**SOURCE EXCERPT:**
============

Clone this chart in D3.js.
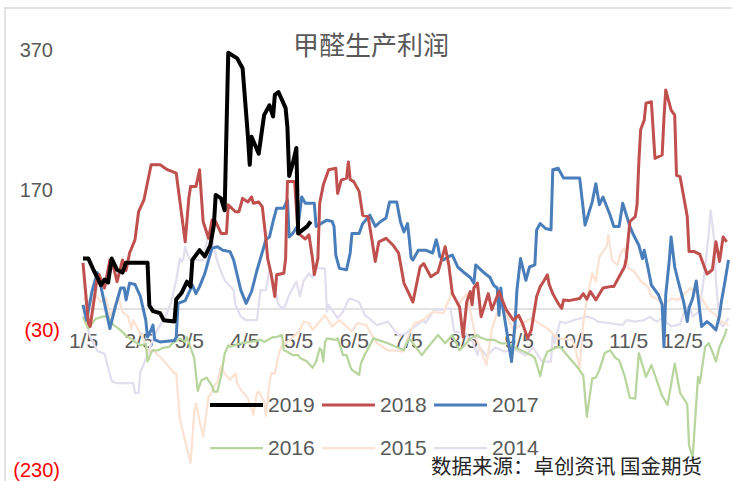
<!DOCTYPE html>
<html>
<head>
<meta charset="utf-8">
<script src="https://cdn.jsdelivr.net/npm/d3@7/dist/d3.min.js"></script>
<style>
  body { margin: 0; background: #fff; }
  text { font-family: "Liberation Sans", Arial, "Noto Sans CJK SC", sans-serif; }
</style>
</head>
<body>
<div id="chart"></div>
<script>
// data: [day of year, profit]
var title = "甲醛生产利润";
var source = "数据来源：卓创资讯 国金期货";
var monthTicks = [5, 36, 64, 95, 125, 156, 186, 217, 248, 278, 309, 339];
var monthLabels = ["1/5", "2/5", "3/5", "4/5", "5/5", "6/5", "7/5", "8/5", "9/5", "10/5", "11/5", "12/5"];
var yTicks = [370, 170, -30, -230];

var s2019 = [[5,72],[8,72],[11,55],[13,45],[15,34],[17,42],[19,38],[21,72],[24,56],[27,52],[29,66],[37,66],[41,66],[42,5],[44,-3],[48,-6],[50,-16],[56,-18],[57,14],[60,23],[63,39],[65,32],[66,70],[70,84],[73,75],[76,91],[78,120],[79,163],[82,158],[84,141],[86,366],[91,358],[94,344],[97,246],[98,206],[99,246],[103,222],[106,277],[109,291],[111,275],[112,306],[114,310],[118,287],[119,260],[120,190],[122,208],[124,230],[125,108],[127,112],[130,118],[132,125]];

var s2018 = [[5,66],[8,-20],[9,-25],[11,10],[13,46],[14,49],[17,30],[20,70],[22,60],[24,39],[27,70],[29,55],[31,80],[34,99],[36,139],[39,156],[43,206],[48,206],[52,199],[57,194],[62,96],[64,158],[65,175],[68,175],[70,199],[72,125],[75,101],[77,127],[79,125],[82,108],[85,108],[86,149],[90,139],[92,139],[94,158],[97,153],[99,160],[100,151],[103,153],[105,146],[107,101],[108,72],[110,49],[112,18],[113,49],[117,51],[118,72],[119,182],[123,182],[125,108],[129,100],[131,106],[133,72],[134,49],[136,72],[137,151],[139,177],[142,199],[146,201],[147,165],[149,184],[152,187],[153,210],[154,185],[156,182],[159,168],[161,134],[164,132],[166,101],[168,68],[170,96],[174,101],[178,91],[181,80],[184,37],[189,10],[193,60],[195,65],[199,46],[203,53],[207,89],[209,63],[211,22],[215,3],[217,-40],[219,10],[221,25],[222,6],[223,30],[225,37],[227,-11],[231,22],[233,-1],[237,25],[241,-1],[245,-16],[248,-9],[250,-20],[253,-42],[255,-30],[258,18],[260,32],[262,40],[264,49],[265,35],[267,22],[270,8],[272,1],[273,13],[276,12],[282,15],[284,22],[286,14],[288,25],[291,13],[295,30],[299,32],[301,32],[304,46],[307,60],[308,72],[310,125],[313,132],[314,149],[315,210],[316,256],[318,270],[319,294],[322,296],[324,215],[328,220],[329,272],[330,313],[333,284],[335,277],[336,191],[338,189],[342,132],[343,82],[346,82],[349,78],[351,64],[353,50],[356,56],[358,96],[360,68],[362,103],[364,96]];

var s2017 = [[5,6],[7,-16],[10,25],[13,52],[15,32],[20,-28],[23,3],[26,30],[28,30],[29,13],[31,37],[34,35],[37,18],[40,-16],[41,-40],[43,-30],[44,-23],[45,-44],[48,-47],[56,-45],[57,-40],[58,8],[62,12],[66,34],[68,22],[70,32],[73,51],[75,70],[77,87],[80,89],[83,84],[87,82],[89,70],[93,27],[96,8],[99,25],[102,55],[106,90],[107,99],[109,103],[111,125],[113,144],[117,144],[119,156],[120,103],[122,108],[125,120],[127,160],[129,151],[134,151],[135,118],[141,127],[144,125],[145,118],[146,77],[148,58],[152,56],[154,80],[155,108],[159,108],[161,122],[165,134],[168,118],[171,125],[174,130],[176,153],[180,153],[182,125],[184,110],[186,122],[187,99],[188,73],[189,70],[192,84],[196,84],[200,80],[202,99],[203,89],[204,75],[206,70],[209,75],[211,77],[214,60],[218,51],[221,45],[223,37],[224,63],[229,51],[232,45],[234,34],[236,30],[237,-9],[238,30],[239,5],[244,-75],[246,-20],[247,27],[249,72],[252,41],[254,60],[257,63],[258,113],[260,122],[263,115],[266,113],[267,199],[270,201],[273,187],[282,187],[285,120],[289,153],[291,179],[293,149],[295,160],[299,134],[301,118],[304,118],[306,151],[310,118],[312,106],[315,91],[317,72],[318,84],[320,60],[322,34],[326,20],[328,6],[329,-54],[330,20],[332,70],[333,103],[335,60],[337,39],[340,10],[342,-18],[343,1],[345,15],[347,40],[350,-25],[353,-18],[355,-22],[358,-30],[360,-9],[361,10],[363,39],[365,70]];

var s2016 = [[5,-11],[8,-28],[12,-14],[16,-11],[19,-11],[22,-23],[25,-28],[29,-38],[33,-45],[37,-52],[40,-50],[41,-75],[43,-62],[44,-59],[47,-59],[49,-56],[53,-54],[55,-49],[59,-42],[62,-47],[63,-40],[67,-70],[69,-117],[71,-102],[74,-98],[77,-110],[78,-118],[80,-118],[82,-96],[84,-64],[86,-52],[87,-54],[93,-49],[101,-46],[104,-44],[106,-47],[111,-40],[113,-40],[116,-37],[117,-59],[119,-61],[122,-66],[125,-66],[126,-70],[130,-75],[133,-84],[135,-75],[137,-56],[138,-59],[139,-75],[140,-47],[141,-42],[146,-44],[147,-42],[150,-66],[152,-66],[154,-82],[155,-87],[159,-94],[160,-78],[162,-66],[167,-42],[175,-49],[184,-59],[185,-51],[187,-42],[194,-66],[196,-59],[203,-37],[207,-49],[211,-37],[215,-59],[217,-54],[221,-42],[225,-37],[226,-40],[230,-44],[234,-44],[238,-49],[241,-49],[251,-61],[255,-66],[257,-70],[260,-96],[262,-73],[264,-61],[268,-56],[271,-54],[281,-84],[284,-95],[286,-154],[289,-99],[291,-98],[293,-87],[296,-63],[299,-59],[302,-70],[304,-73],[307,-95],[310,-127],[313,-128],[315,-63],[319,-97],[322,-80],[328,-124],[331,-137],[335,-78],[338,-120],[342,-136],[343,-195],[345,-212],[348,-97],[349,-106],[352,-54],[354,-49],[356,-61],[358,-75],[360,-54],[363,-37],[364,-28]];

var s2015 = [[5,15],[9,8],[12,20],[15,10],[18,15],[20,-11],[23,6],[25,15],[27,-4],[30,-10],[32,-28],[33,-16],[36,-30],[40,-49],[41,-61],[44,-59],[48,-68],[52,-80],[56,-92],[57,-92],[59,-156],[60,-168],[62,-189],[65,-220],[67,-149],[68,-135],[70,-160],[72,-182],[75,-125],[76,-123],[78,-111],[80,-104],[82,-82],[84,-92],[87,-101],[90,-92],[91,-106],[93,-115],[97,-128],[100,-151],[102,-120],[103,-118],[106,-132],[107,-153],[109,-106],[110,-92],[112,-92],[114,-66],[116,-52],[120,-45],[126,-30],[128,-18],[131,-20],[133,-30],[137,-18],[140,-9],[144,-25],[148,-16],[155,-32],[158,-20],[163,-23],[166,-37],[169,-49],[175,-59],[180,-59],[183,-61],[185,-51],[187,-35],[190,-20],[195,-15],[200,-4],[206,-6],[211,25],[214,5],[219,22],[224,-40],[228,-66],[230,-80],[233,-30],[236,-4],[238,10],[245,-30],[252,-18],[255,-13],[264,-28],[270,-42],[278,-44],[280,-61],[282,-85],[284,-20],[286,13],[289,51],[291,39],[293,75],[297,89],[298,106],[300,70],[303,63],[305,80],[307,87],[309,58],[312,55],[316,40],[320,32],[322,18],[325,15],[329,6],[333,15],[337,13],[344,30],[350,15],[354,-1],[358,-9],[361,-18],[365,-23]];

var s2014 = [[5,-10],[7,-20],[9,-40],[13,-60],[17,-64],[21,-103],[24,-106],[33,-106],[34,-120],[36,-120],[37,-90],[39,-78],[41,-64],[45,-37],[48,-23],[51,-11],[54,8],[57,41],[59,72],[60,67],[61,72],[62,89],[63,80],[65,70],[72,70],[75,108],[76,110],[78,87],[80,67],[81,60],[84,41],[89,27],[90,6],[93,-11],[96,-16],[102,-16],[104,27],[107,27],[109,57],[112,30],[114,6],[117,0],[120,20],[122,30],[124,39],[126,18],[128,40],[131,51],[133,45],[135,65],[136,58],[140,58],[141,-4],[142,6],[147,-13],[150,-4],[153,13],[154,15],[159,10],[162,-8],[169,-23],[175,-18],[181,-38],[185,-35],[190,-25],[195,-16],[196,-20],[201,-1],[205,-1],[210,1],[212,-32],[218,-35],[222,-45],[225,-66],[226,-54],[230,-67],[235,-55],[240,-61],[246,-58],[252,-66],[256,-55],[261,-75],[266,-75],[267,-35],[268,-49],[271,-18],[274,-20],[280,-15],[286,-11],[290,-14],[292,-18],[298,-20],[306,-23],[308,-16],[313,-18],[318,-16],[321,-11],[325,-18],[328,-13],[333,-25],[338,-22],[340,-6],[343,6],[345,-11],[348,-5],[350,20],[352,60],[354,110],[355,141],[357,100],[358,40],[360,-20],[362,-25],[365,-13]];

var width = 732, height = 481;

// drawn bottom to top
var series = [
  {name: "2014", data: s2014, color: "#e2deee", w: 2.25},
  {name: "2015", data: s2015, color: "#fbe2d2", w: 2.25},
  {name: "2016", data: s2016, color: "#b7d59c", w: 2.25},
  {name: "2017", data: s2017, color: "#4a7ebb", w: 3},
  {name: "2018", data: s2018, color: "#c0504d", w: 3},
  {name: "2019", data: s2019, color: "#000000", w: 4}
];
var legendOrder = ["2019", "2018", "2017", "2016", "2015", "2014"];

function day(n) { return new Date(2019, 0, n); }

var svg = d3.select("#chart").append("svg")
    .attr("width", width)
    .attr("height", height);

svg.append("rect")
    .attr("x", 5).attr("y", 8)
    .attr("width", width).attr("height", height)
    .attr("fill", "#fff")
    .attr("stroke", "#d9d9d9")
    .attr("stroke-width", 1.5);

var x = d3.scaleTime()
    .domain([day(5), day(365)])
    .range([83, 728.5]);

var y = d3.scaleLinear()
    .domain([-230, 370])
    .range([470, 50]);

// zero axis line
svg.append("line")
    .attr("x1", 83).attr("x2", 731)
    .attr("y1", y(0)).attr("y2", y(0))
    .attr("stroke", "#d9d9d9")
    .attr("stroke-width", 1.5);

var xAxis = svg.append("g")
    .attr("transform", "translate(0," + y(0) + ")")
    .call(d3.axisBottom(x)
      .tickValues(monthTicks.map(day))
      .tickFormat(function(d, i) { return monthLabels[i]; })
      .tickSize(0)
      .tickPadding(24));
xAxis.select(".domain").remove();
xAxis.selectAll("text")
    .attr("fill", "#595959")
    .style("font-size", "21px");

var yAxis = svg.append("g")
    .attr("transform", "translate(62,0)")
    .call(d3.axisLeft(y)
      .tickValues(yTicks)
      .tickSize(0)
      .tickPadding(2)
      .tickFormat(function(d) { return d < 0 ? "(" + Math.abs(d) + ")" : d; }));
yAxis.select(".domain").remove();
yAxis.selectAll("text")
    .style("font-size", "20px")
    .attr("dx", function(d) { return d < 0 ? 0 : -7; })
    .attr("fill", function(d) { return d < 0 ? "#ff0000" : "#595959"; });

var line = d3.line()
    .x(function(d) { return x(day(d[0])); })
    .y(function(d) { return y(d[1]); });

svg.selectAll(".series")
  .data(series)
  .enter().append("path")
    .attr("class", "series")
    .attr("d", function(d) { return line(d.data); })
    .attr("fill", "none")
    .attr("stroke", function(d) { return d.color; })
    .attr("stroke-width", function(d) { return d.w; })
    .attr("stroke-linejoin", "round");

svg.append("text")
    .attr("x", 371).attr("y", 46)
    .attr("dy", "0.35em")
    .attr("text-anchor", "middle")
    .attr("fill", "#595959")
    .style("font-family", "'Noto Sans CJK SC', sans-serif")
    .style("font-size", "26px")
    .text(title);

var byName = {};
series.forEach(function(s) { byName[s.name] = s; });

var legend = svg.selectAll(".legend")
  .data(legendOrder.map(function(n) { return byName[n]; }))
  .enter().append("g")
    .attr("class", "legend")
    .attr("transform", function(d, i) {
      return "translate(" + (210 + (i % 3) * 112) + "," + (405 + Math.floor(i / 3) * 43) + ")";
    });

legend.append("line")
    .attr("x1", 0).attr("x2", 53)
    .attr("stroke", function(d) { return d.color; })
    .attr("stroke-width", function(d) { return d.w; });

legend.append("text")
    .attr("x", 58)
    .attr("dy", "0.35em")
    .attr("fill", "#595959")
    .style("font-size", "21px")
    .text(function(d) { return d.name; });

svg.append("text")
    .attr("x", 431).attr("y", 467)
    .attr("dy", "0.35em")
    .attr("fill", "#262626")
    .style("font-family", "'Noto Sans CJK SC', sans-serif")
    .style("font-size", "20.5px")
    .text(source);
</script>
</body>
</html>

============

**INSTRUCTIONS TO FOLLOW:** Starting at the top of the listing above, please restate word for word each line up to and including the one that holds "var yTicks = [370, 170, -30, -230];", omitting every image.

**EXPECTED ANSWER:**
Clone this chart in D3.js.
<!DOCTYPE html>
<html>
<head>
<meta charset="utf-8">
<script src="https://cdn.jsdelivr.net/npm/d3@7/dist/d3.min.js"></script>
<style>
  body { margin: 0; background: #fff; }
  text { font-family: "Liberation Sans", Arial, "Noto Sans CJK SC", sans-serif; }
</style>
</head>
<body>
<div id="chart"></div>
<script>
// data: [day of year, profit]
var title = "甲醛生产利润";
var source = "数据来源：卓创资讯 国金期货";
var monthTicks = [5, 36, 64, 95, 125, 156, 186, 217, 248, 278, 309, 339];
var monthLabels = ["1/5", "2/5", "3/5", "4/5", "5/5", "6/5", "7/5", "8/5", "9/5", "10/5", "11/5", "12/5"];
var yTicks = [370, 170, -30, -230];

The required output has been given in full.